Líderes mundiais já sugeriram que a compaixão deve substituir a mentalidade egoísta e individualista que tomou conta da humanidade. Há uma carência de mais compaixão no mundo. Dalai Lama, líder budista, afirmou que melhorar o mundo é melhorar os seres humanos. Para ele, a compaixão é um poder e uma característica humana.
Entretanto, só podemos compreender plenamente o sentido da compaixão a partir da vida de Jesus. Ele orientou toda a sua ação pela compaixão. A Bíblia diz que “ele andou por toda parte fazendo o bem” (Atos 10.38). Sua intenção foi de estabelecer um domínio, uma nova dinâmica, uma nova lógica que pudesse reger as relações humanas, a que ele chamou de Reino de Deus, marcado pela compaixão. Ele foi capaz de ter compaixão de multidões, assim como de se compadecer de pessoas específicas em meio a sua dor. Mas só o fez assim porque Deus estava com ele. Santo Agostinho afirmou que Deus é aquele que ama sem medida, que é capaz de cuidar de todos como se fossem um e de um como se fosse todos.

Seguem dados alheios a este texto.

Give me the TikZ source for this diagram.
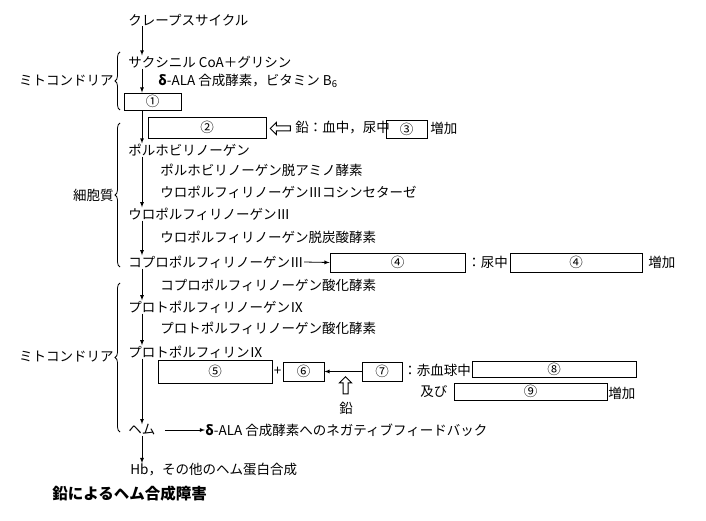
\documentclass[tikz,border=0pt]{standalone}
\usepackage{fontspec}
\setmainfont{Noto Sans CJK JP}
\usepackage{tikz}
\usetikzlibrary{shapes.arrows}
\usetikzlibrary{decorations.pathreplacing}

\begin{document}
\begin{tikzpicture}[x=1pt, y=-1pt, >=latex, line width=0.8pt,
      font=\fontsize{13.5}{16}\selectfont,
      txt/.style={anchor=west, inner sep=0},
      blank/.style={draw, rectangle, inner sep=0},
      region/.style={decorate, decoration={brace, amplitude=5pt}},
      hollow/.style={draw, single arrow, inner sep=2pt, line width=1pt, minimum width=11,
        single arrow head extend=3.5pt, single arrow head indent=0pt}
    ]
    \useasboundingbox (0,0) rectangle (706,521);
    \coordinate (spine) at (142,0);

    \node[txt] (kreb) at (128,20) {クレープスサイクル};
    \node[txt] (succ) at (128,62) {サクシニル CoA＋グリシン};
    \node[txt] (alas) at (158,81) {{\bfseries δ}-ALA 合成酵素，ビタミン B\textsubscript{6}};
    \node[blank, minimum width=57, minimum height=17] (b1) at (152.5,101.5) {①};

    \node[blank, minimum width=118, minimum height=21] (b2) at (207,127.5) {②};
    \node[hollow, shape border rotate=180, minimum height=20] (pb1) at (281.5,128.5) {};
    \node[txt] (lead1) at (295,128) {鉛：血中，尿中};
    \node[blank, minimum width=41, minimum height=18] (b3) at (406.5,129) {③};
    \node[txt] (inc1) at (430,128) {増加};

    \node[txt] (pbg) at (128,150) {ポルホビリノーゲン};
    \node[txt] (pbgd) at (160,170) {ポルホビリノーゲン脱アミノ酵素};
    \node[txt] (uros) at (160,192) {ウロポルフィリノーゲンⅢコシンセターゼ};
    \node[txt] (uro) at (128,214) {ウロポルフィリノーゲンⅢ};
    \node[txt] (urod) at (160,237) {ウロポルフィリノーゲン脱炭酸酵素};
    \node[txt] (copro) at (128,262) {コプロポルフィリノーゲンⅢ};
    \node[blank, minimum width=135, minimum height=19] (b4a) at (397.5,262.5) {④};
    \node[txt] (urine) at (467,262) {：尿中};
    \node[blank, minimum width=132, minimum height=19] (b4b) at (576,262.5) {④};
    \node[txt] (inc2) at (648,262) {増加};

    \node[txt] (cpox) at (160,285) {コプロポルフィリノーゲン酸化酵素};
    \node[txt] (proto) at (128,307) {プロトポルフィリノーゲンⅨ};
    \node[txt] (ppox) at (160,328) {プロトポルフィリノーゲン酸化酵素};
    \node[txt] (pp) at (128,352) {プロトポルフィリンⅨ};
    \node[blank, minimum width=114, minimum height=23] (b5) at (215,371.5) {⑤};
    \node (plus) at (277.5,371) {+};
    \node[blank, minimum width=41, minimum height=19] (b6) at (303.5,371.5) {⑥};
    \node[blank, minimum width=40, minimum height=19] (b7) at (382,371.5) {⑦};
    \node[hollow, shape border rotate=90, minimum height=17] (pb2) at (345.5,386.5) {};
    \node (lead2) at (346,408) {鉛};
    \node[txt] (rbc) at (403,370) {：赤血球中};
    \node[blank, minimum width=164, minimum height=16] (b8) at (554,369) {⑧};
    \node[txt] (and) at (420,392) {及び};
    \node[blank, minimum width=153, minimum height=17] (b9) at (530.5,391.5) {⑨};
    \node[txt] (inc3) at (608,393) {増加};

    \node[txt] (heme) at (128,430) {ヘム};
    \node[txt] (fb) at (205,430) {{\bfseries δ}-ALA 合成酵素へのネガティブフィードバック};
    \node[txt] (hb) at (130,470) {Hb，その他のヘム蛋白合成};
    \node[txt, font=\fontsize{15.5}{18}\selectfont\bfseries] (title) at (52,494) {鉛によるヘム合成障害};

    % main pathway
    \draw[->] (kreb.south -| spine) -- (succ.north -| spine);
    \draw[->] (succ.south -| spine) -- (b1.north -| spine);
    \draw[->] (b1.south -| spine) -- (pbg.north -| spine);
    \draw[->] (pbg.south -| spine) -- (uro.north -| spine);
    \draw[->] (uro.south -| spine) -- (copro.north -| spine);
    \draw[->] (copro.south -| spine) -- (proto.north -| spine);
    \draw[->] (proto.south -| spine) -- (pp.north -| spine);
    \draw[->] (pp.south -| spine) -- (heme.north -| spine);
    \draw[->] (heme.south -| spine) -- (hb.north -| spine);

    \draw[->] (copro.east) -- (b4a.west);
    \draw[->] (b7.west) -- (b6.east);
    \draw[->, shorten <=9pt] (heme.east) -- (fb.west);

    % compartments
    \draw[region] (120,110) -- (120,52);
    \node[anchor=east, inner sep=0] (mito1) at (114,81) {ミトコンドリア};
    \draw[region] (120,267) -- (120,123);
    \node[anchor=east, inner sep=0] (cyto) at (114,195) {細胞質};
    \draw[region] (120,432) -- (120,283);
    \node[anchor=east, inner sep=0] (mito2) at (114,357) {ミトコンドリア};
  \end{tikzpicture}
\end{document}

Entrar na dor do outro só é possível para alguém que já passou também pela dor. A Bíblia nos encoraja a “que também possamos consolar os que estiverem em alguma tribulação, pela consolação com que nós mesmos somos consolados por Deus” (2 Coríntios 1.4 ARA). Precisamos de muita ousadia para superar a nossa ilusão de que a vida é feita de soluções mágicas e de merecimentos, de modo a enfrentar o sentido da dor. Precisamos reconhecer que a vida é marcada pelo sofrimento e que não temos as garantias de que vamos encontrar soluções para muitos deles.

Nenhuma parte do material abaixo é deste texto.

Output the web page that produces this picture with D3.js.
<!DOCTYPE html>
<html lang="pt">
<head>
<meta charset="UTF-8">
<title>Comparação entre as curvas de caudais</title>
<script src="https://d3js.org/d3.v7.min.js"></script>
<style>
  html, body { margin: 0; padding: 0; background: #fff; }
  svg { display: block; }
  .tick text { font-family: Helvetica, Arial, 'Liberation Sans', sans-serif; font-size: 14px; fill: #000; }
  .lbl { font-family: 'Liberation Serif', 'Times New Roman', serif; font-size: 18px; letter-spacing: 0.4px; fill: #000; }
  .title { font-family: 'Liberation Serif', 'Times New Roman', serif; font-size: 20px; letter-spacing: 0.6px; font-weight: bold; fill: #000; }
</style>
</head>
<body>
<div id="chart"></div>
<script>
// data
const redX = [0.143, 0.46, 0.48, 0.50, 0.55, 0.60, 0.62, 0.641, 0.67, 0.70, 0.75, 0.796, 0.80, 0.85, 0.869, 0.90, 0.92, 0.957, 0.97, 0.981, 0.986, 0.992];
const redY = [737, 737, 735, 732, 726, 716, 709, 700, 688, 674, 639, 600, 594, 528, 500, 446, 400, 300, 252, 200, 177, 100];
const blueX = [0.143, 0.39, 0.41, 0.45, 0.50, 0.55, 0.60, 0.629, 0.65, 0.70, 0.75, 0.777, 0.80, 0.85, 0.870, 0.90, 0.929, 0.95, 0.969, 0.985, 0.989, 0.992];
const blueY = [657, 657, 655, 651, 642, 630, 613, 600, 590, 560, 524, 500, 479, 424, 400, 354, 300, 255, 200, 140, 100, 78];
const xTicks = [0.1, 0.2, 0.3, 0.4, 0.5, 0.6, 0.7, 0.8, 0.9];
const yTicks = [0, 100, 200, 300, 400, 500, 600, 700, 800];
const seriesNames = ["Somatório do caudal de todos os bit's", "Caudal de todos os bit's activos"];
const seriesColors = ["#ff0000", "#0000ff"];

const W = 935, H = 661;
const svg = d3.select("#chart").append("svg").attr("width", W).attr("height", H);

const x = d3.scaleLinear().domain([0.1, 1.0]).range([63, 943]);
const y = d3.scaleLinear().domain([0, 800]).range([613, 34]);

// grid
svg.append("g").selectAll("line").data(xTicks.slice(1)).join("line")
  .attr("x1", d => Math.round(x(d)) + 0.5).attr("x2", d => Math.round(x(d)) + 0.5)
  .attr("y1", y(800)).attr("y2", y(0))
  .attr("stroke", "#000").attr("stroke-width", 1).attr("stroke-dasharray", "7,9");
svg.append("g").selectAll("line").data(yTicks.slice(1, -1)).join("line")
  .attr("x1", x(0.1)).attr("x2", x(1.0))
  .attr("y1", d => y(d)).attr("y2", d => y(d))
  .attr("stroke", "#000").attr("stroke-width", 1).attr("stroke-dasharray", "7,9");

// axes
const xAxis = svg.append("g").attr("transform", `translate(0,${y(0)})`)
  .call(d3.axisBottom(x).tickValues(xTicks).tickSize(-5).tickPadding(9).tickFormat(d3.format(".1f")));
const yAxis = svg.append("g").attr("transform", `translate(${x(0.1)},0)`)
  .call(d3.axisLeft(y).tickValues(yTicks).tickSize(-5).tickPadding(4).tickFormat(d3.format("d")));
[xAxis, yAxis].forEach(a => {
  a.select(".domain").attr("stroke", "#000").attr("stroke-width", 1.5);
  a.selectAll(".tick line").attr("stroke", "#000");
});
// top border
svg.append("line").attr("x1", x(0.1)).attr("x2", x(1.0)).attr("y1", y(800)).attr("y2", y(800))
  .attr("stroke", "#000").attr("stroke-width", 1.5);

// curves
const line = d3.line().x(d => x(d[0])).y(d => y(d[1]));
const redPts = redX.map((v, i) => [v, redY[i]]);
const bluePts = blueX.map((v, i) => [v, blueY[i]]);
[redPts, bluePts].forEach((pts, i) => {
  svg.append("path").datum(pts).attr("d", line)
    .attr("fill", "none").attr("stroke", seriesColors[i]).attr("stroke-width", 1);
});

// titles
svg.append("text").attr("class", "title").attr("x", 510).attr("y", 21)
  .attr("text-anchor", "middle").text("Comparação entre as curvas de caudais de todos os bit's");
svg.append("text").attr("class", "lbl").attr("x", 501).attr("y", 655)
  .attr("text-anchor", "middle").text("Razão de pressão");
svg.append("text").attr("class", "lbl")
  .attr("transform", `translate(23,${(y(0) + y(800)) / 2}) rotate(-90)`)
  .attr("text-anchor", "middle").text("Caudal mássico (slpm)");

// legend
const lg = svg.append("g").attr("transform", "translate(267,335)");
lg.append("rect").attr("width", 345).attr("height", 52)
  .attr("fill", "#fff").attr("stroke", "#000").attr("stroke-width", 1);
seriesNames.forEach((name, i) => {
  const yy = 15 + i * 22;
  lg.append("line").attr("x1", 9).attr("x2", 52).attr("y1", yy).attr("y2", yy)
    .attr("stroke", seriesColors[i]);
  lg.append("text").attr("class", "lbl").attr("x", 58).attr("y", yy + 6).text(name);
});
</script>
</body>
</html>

Há perguntas que jamais conseguiremos responder. Há situações que nada podemos fazer. A compaixão é a atitude que nos ajuda a tirar os olhos do sofrimento e nos leva a olhar para a pessoa que sofre. É isso que pode nos levar a interceder diante Deus, dizendo: tira um pouco o fardo pesado dessa pessoa e deixa que eu a ajude. É a compaixão que nos leva a andar junto, a descobrir vida em meio ao luto, alegria em meio ao choro, felicidade em meio à tragédia. Nessa área, todos temos dificuldade e não nos planejamos para isso. Por essa razão é que queremos levantar um clamor: por favor, Deus, dá-nos mais compaixão!